* Task instructions: Give every line of the data again, unchanged, but with no pictures.

* Data section:

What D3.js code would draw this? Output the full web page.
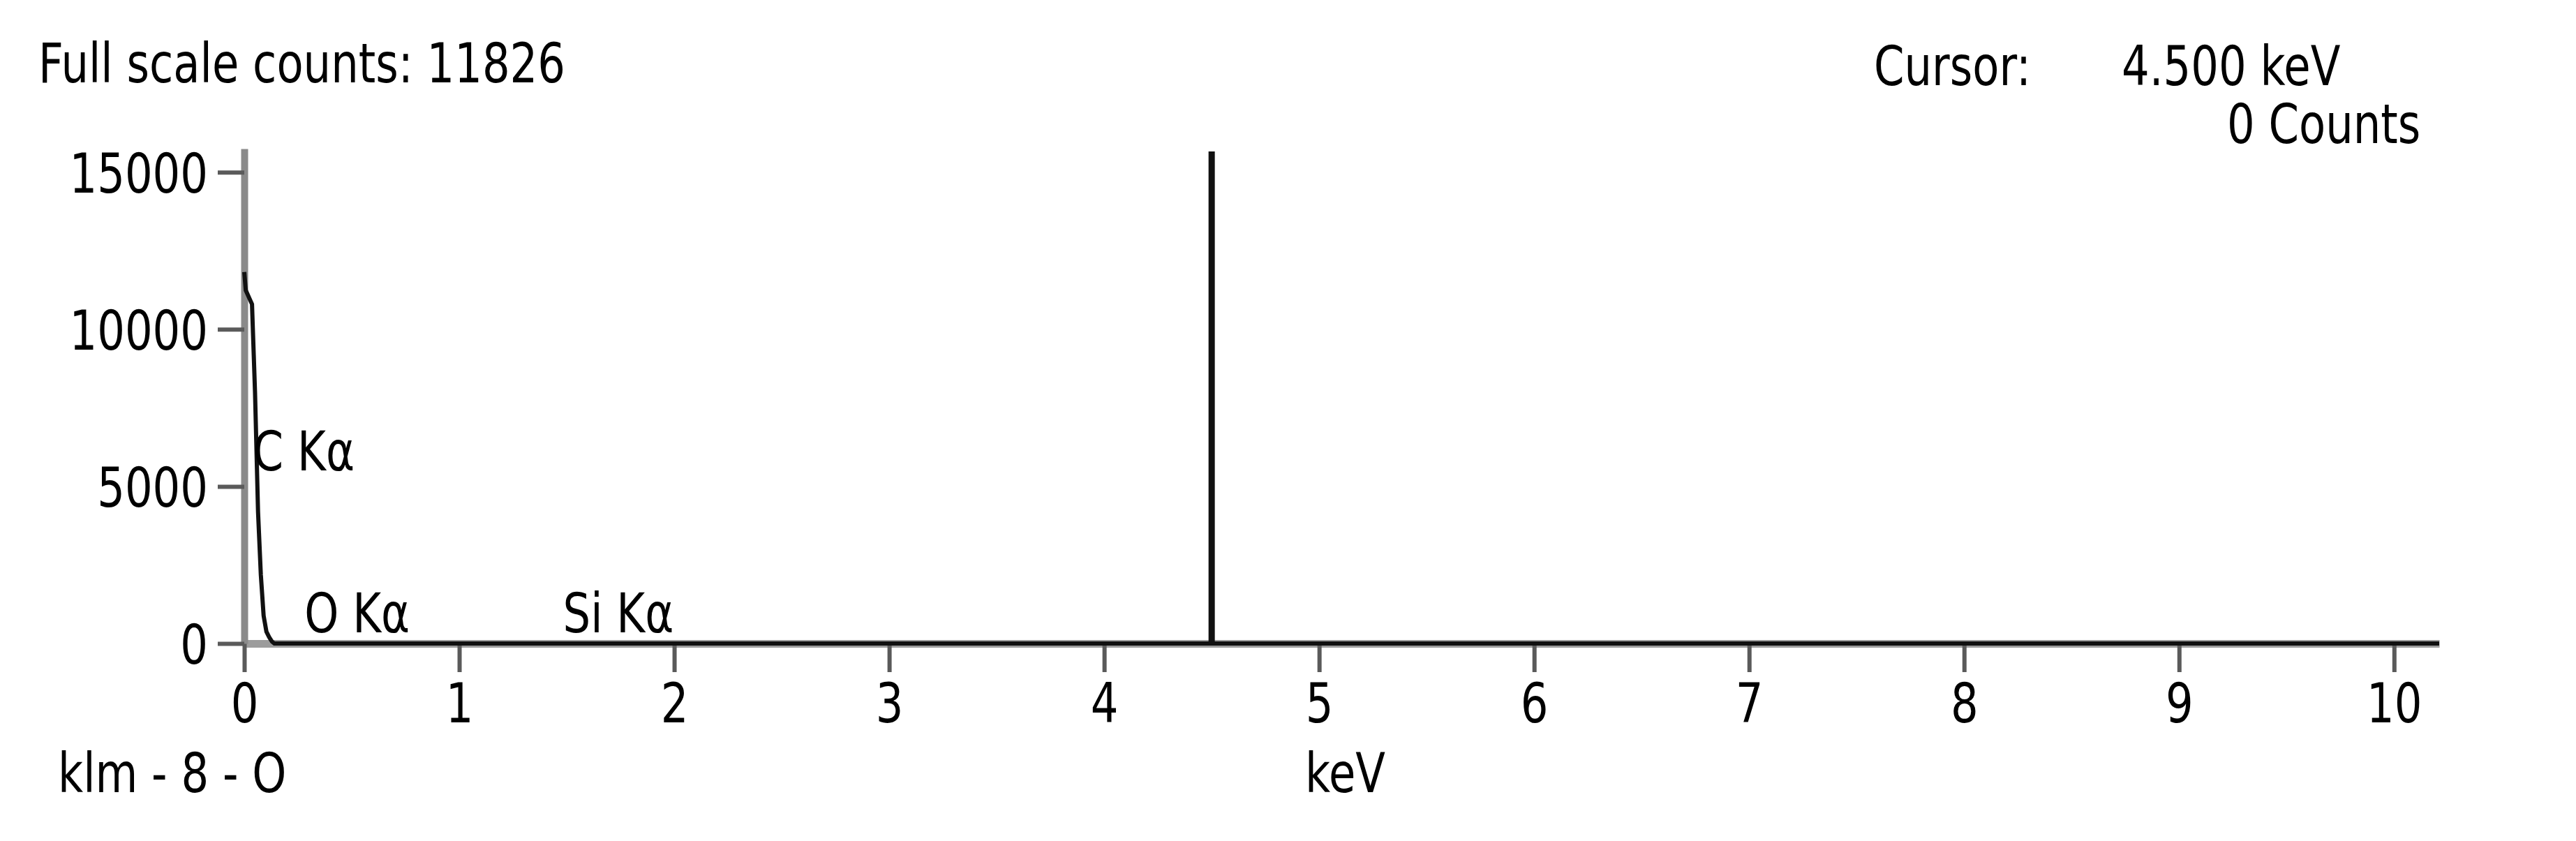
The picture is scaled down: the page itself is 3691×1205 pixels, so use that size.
<!DOCTYPE html>
<html>
<head>
<meta charset="utf-8">
<script src="https://cdn.jsdelivr.net/npm/d3@7"></script>
<style>
  html, body { margin: 0; padding: 0; background: #fff; }
  svg { display: block; font-family: "DejaVu Sans", sans-serif; }
</style>
</head>
<body>
<svg id="chart"></svg>
<script>
// spectrum (keV, counts)
const energy = [0, 0.007, 0.036, 0.05, 0.064, 0.077, 0.09, 0.103, 0.116, 0.129, 0.14, 10.21];
const counts = [11826, 11240, 10800, 8000, 4200, 2190, 885, 376, 199, 60, 0, 0];

const xTicks = [0, 1, 2, 3, 4, 5, 6, 7, 8, 9, 10];
const yTicks = [0, 5000, 10000, 15000];

// element markers: line energy and label height (counts)
const peakNames = ["C K\u03b1", "O K\u03b1", "Si K\u03b1"];
const peakKeV = [0.277, 0.525, 1.74];
const peakLabelCounts = [5520, 350, 350];

const fullScale = 11826;
const cursorKeV = 4.5;
const cursorCounts = 0;
const sampleName = "klm - 8 - O";

const width = 3691;
const height = 1205;
const squeeze = 0.8;   // the original font is narrow
const fontSize = 78;

const svg = d3.select("#chart")
  .attr("width", width)
  .attr("height", height);

const x = d3.scaleLinear().domain([0, 10.21]).range([350, 3495]);
const y = d3.scaleLinear().domain([0, 15750]).range([922, 213]);

function label(px, py, str, anchor){
  svg.append("g")
    .attr("transform", `translate(${px},${py}) scale(${squeeze},1)`)
    .append("text")
    .attr("text-anchor", anchor || "start")
    .attr("font-size", fontSize)
    .attr("fill", "#000")
    .text(str);
}

// header texts
label(55, 118, "Full scale counts: " + fullScale);
label(2685, 122, "Cursor:");
label(3040, 122, d3.format(".3f")(cursorKeV) + " keV");
label(3191, 205, cursorCounts + " Counts");

// x axis
const xAxis = svg.append("g")
  .attr("transform", `translate(0,${y(0)})`)
  .call(d3.axisBottom(x).tickValues(xTicks).tickSize(41).tickSizeOuter(0).tickPadding(17));

xAxis.select(".domain")
  .attr("stroke", "#9c9c9c")
  .attr("stroke-width", 11);

xAxis.selectAll(".tick line")
  .attr("stroke", "#5a5a5a")
  .attr("stroke-width", 6);

xAxis.selectAll(".tick text")
  .attr("font-size", fontSize)
  .attr("font-family", "DejaVu Sans")
  .attr("fill", "#000")
  .attr("transform", `scale(${squeeze},1)`);

// y axis
const yPad = 52;
const yAxis = svg.append("g")
  .attr("transform", `translate(${x(0)},0)`)
  .call(d3.axisLeft(y).tickValues(yTicks).tickFormat(d3.format("d"))
    .tickSize(38).tickSizeOuter(0).tickPadding(yPad - 38));

yAxis.select(".domain")
  .attr("stroke", "#8a8a8a")
  .attr("stroke-width", 10);

yAxis.selectAll(".tick line")
  .attr("stroke", "#5a5a5a")
  .attr("stroke-width", 6);

yAxis.selectAll(".tick text")
  .attr("font-size", fontSize)
  .attr("font-family", "DejaVu Sans")
  .attr("fill", "#000")
  .attr("x", -yPad / squeeze)
  .attr("dy", "0.37em")
  .attr("transform", `scale(${squeeze},1)`);

// spectrum trace
const line = d3.line()
  .x((d, i) => x(energy[i]))
  .y(d => y(d));

svg.append("path")
  .datum(counts)
  .attr("fill", "none")
  .attr("stroke", "#111")
  .attr("stroke-width", 6)
  .attr("stroke-linejoin", "miter")
  .attr("d", line);

// cursor
svg.append("line")
  .attr("x1", x(cursorKeV))
  .attr("x2", x(cursorKeV))
  .attr("y1", y(0))
  .attr("y2", y(15660))
  .attr("stroke", "#111")
  .attr("stroke-width", 9);

// peak labels
peakNames.forEach((name, i) => {
  label(x(peakKeV[i]), y(peakLabelCounts[i]), name, "middle");
});

// bottom texts
label(83, 1135, sampleName);
label(1870, 1135, "keV");
</script>
</body>
</html>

* Exercise answer:
What D3.js code would draw this? Output the full web page.
The picture is scaled down: the page itself is 3691×1205 pixels, so use that size.
<!DOCTYPE html>
<html>
<head>
<meta charset="utf-8">
<script src="https://cdn.jsdelivr.net/npm/d3@7"></script>
<style>
  html, body { margin: 0; padding: 0; background: #fff; }
  svg { display: block; font-family: "DejaVu Sans", sans-serif; }
</style>
</head>
<body>
<svg id="chart"></svg>
<script>
// spectrum (keV, counts)
const energy = [0, 0.007, 0.036, 0.05, 0.064, 0.077, 0.09, 0.103, 0.116, 0.129, 0.14, 10.21];
const counts = [11826, 11240, 10800, 8000, 4200, 2190, 885, 376, 199, 60, 0, 0];

const xTicks = [0, 1, 2, 3, 4, 5, 6, 7, 8, 9, 10];
const yTicks = [0, 5000, 10000, 15000];

// element markers: line energy and label height (counts)
const peakNames = ["C K\u03b1", "O K\u03b1", "Si K\u03b1"];
const peakKeV = [0.277, 0.525, 1.74];
const peakLabelCounts = [5520, 350, 350];

const fullScale = 11826;
const cursorKeV = 4.5;
const cursorCounts = 0;
const sampleName = "klm - 8 - O";

const width = 3691;
const height = 1205;
const squeeze = 0.8;   // the original font is narrow
const fontSize = 78;

const svg = d3.select("#chart")
  .attr("width", width)
  .attr("height", height);

const x = d3.scaleLinear().domain([0, 10.21]).range([350, 3495]);
const y = d3.scaleLinear().domain([0, 15750]).range([922, 213]);

function label(px, py, str, anchor){
  svg.append("g")
    .attr("transform", `translate(${px},${py}) scale(${squeeze},1)`)
    .append("text")
    .attr("text-anchor", anchor || "start")
    .attr("font-size", fontSize)
    .attr("fill", "#000")
    .text(str);
}

// header texts
label(55, 118, "Full scale counts: " + fullScale);
label(2685, 122, "Cursor:");
label(3040, 122, d3.format(".3f")(cursorKeV) + " keV");
label(3191, 205, cursorCounts + " Counts");

// x axis
const xAxis = svg.append("g")
  .attr("transform", `translate(0,${y(0)})`)
  .call(d3.axisBottom(x).tickValues(xTicks).tickSize(41).tickSizeOuter(0).tickPadding(17));

xAxis.select(".domain")
  .attr("stroke", "#9c9c9c")
  .attr("stroke-width", 11);

xAxis.selectAll(".tick line")
  .attr("stroke", "#5a5a5a")
  .attr("stroke-width", 6);

xAxis.selectAll(".tick text")
  .attr("font-size", fontSize)
  .attr("font-family", "DejaVu Sans")
  .attr("fill", "#000")
  .attr("transform", `scale(${squeeze},1)`);

// y axis
const yPad = 52;
const yAxis = svg.append("g")
  .attr("transform", `translate(${x(0)},0)`)
  .call(d3.axisLeft(y).tickValues(yTicks).tickFormat(d3.format("d"))
    .tickSize(38).tickSizeOuter(0).tickPadding(yPad - 38));

yAxis.select(".domain")
  .attr("stroke", "#8a8a8a")
  .attr("stroke-width", 10);

yAxis.selectAll(".tick line")
  .attr("stroke", "#5a5a5a")
  .attr("stroke-width", 6);

yAxis.selectAll(".tick text")
  .attr("font-size", fontSize)
  .attr("font-family", "DejaVu Sans")
  .attr("fill", "#000")
  .attr("x", -yPad / squeeze)
  .attr("dy", "0.37em")
  .attr("transform", `scale(${squeeze},1)`);

// spectrum trace
const line = d3.line()
  .x((d, i) => x(energy[i]))
  .y(d => y(d));

svg.append("path")
  .datum(counts)
  .attr("fill", "none")
  .attr("stroke", "#111")
  .attr("stroke-width", 6)
  .attr("stroke-linejoin", "miter")
  .attr("d", line);

// cursor
svg.append("line")
  .attr("x1", x(cursorKeV))
  .attr("x2", x(cursorKeV))
  .attr("y1", y(0))
  .attr("y2", y(15660))
  .attr("stroke", "#111")
  .attr("stroke-width", 9);

// peak labels
peakNames.forEach((name, i) => {
  label(x(peakKeV[i]), y(peakLabelCounts[i]), name, "middle");
});

// bottom texts
label(83, 1135, sampleName);
label(1870, 1135, "keV");
</script>
</body>
</html>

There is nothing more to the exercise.